Je souhaite que l’ADISQ prenne note de tes commentaires afin de nous renseigner nous le public
Salut, Bori
Mes hommages!
Bon commentaire, j’avais oublié pourquoi l’ADISQ ne m’intéressait plus depuis des années mais il est bien de se rappeler que ce n’est pas parce qu’on ne pense plus à nos problèmes qu’ils disparaissent.
Le fait est qu’aujourd’hui, le monde de la musique se partage les miettes qui subsistent d’une industrie disparue. En plus, de plus en plus de créateurs se les partagent ces miettes financières. Les gros producteurs sur-représentés à l’ADISQ comme tu le dis si bien, ne savent plus trop non plus comment rentabiliser leurs investissements.
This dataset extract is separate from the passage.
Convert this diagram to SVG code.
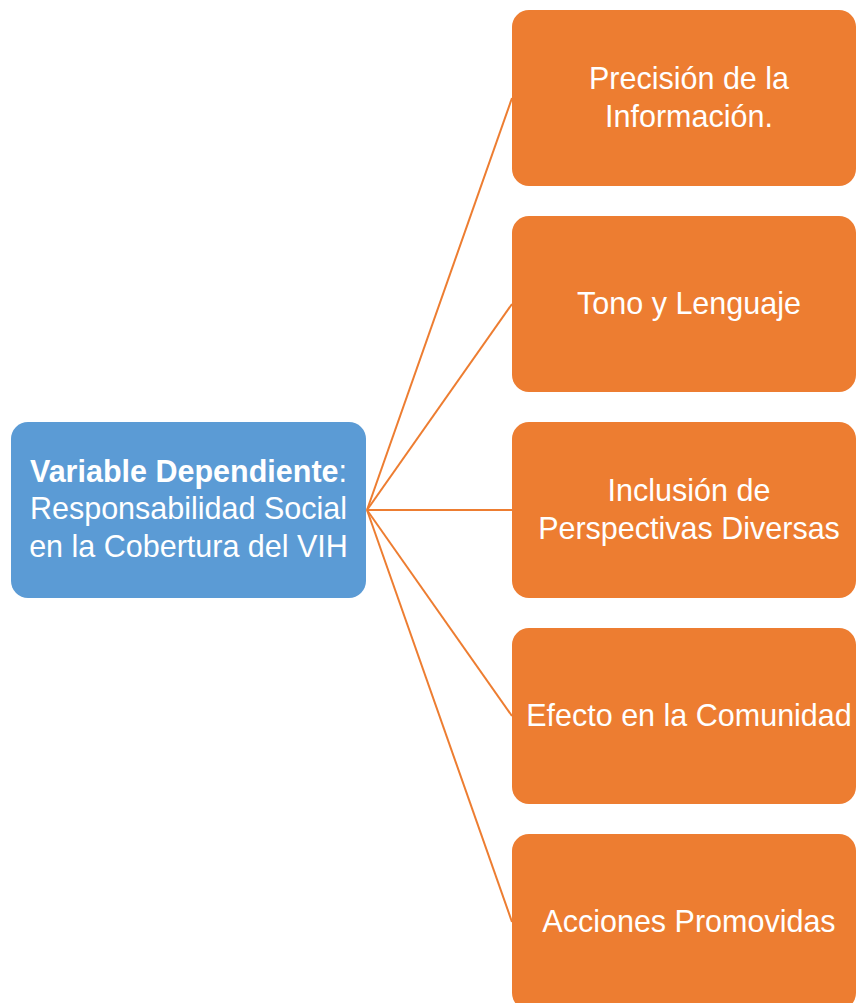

On se retrouve avec des productions frileuses, avec des radios frileuses, des diffuseurs frileux et des consommateurs de musique qui achètent des disques et des spectacles qui ne les font plus rêver. L’ADISQ pour moi, c’est le dernier balbutiement d’une façon de mettre en marché la musique. Nous ne devrions déjà plus chercher à questionner sa légitimité mais plutôt, imaginer la suite. Fredxxx
Bonjour Bori,
Et merci pour ce paysage joliment contrasté. Vu de France, dans le sillage de l’Adisq, je dirai qu’il ne reste plus qu’à imaginer une association indépendante (est-ce possible ?) de l’industrie musicale, pour promouvoir l’ensemble des créations francophones (locales?).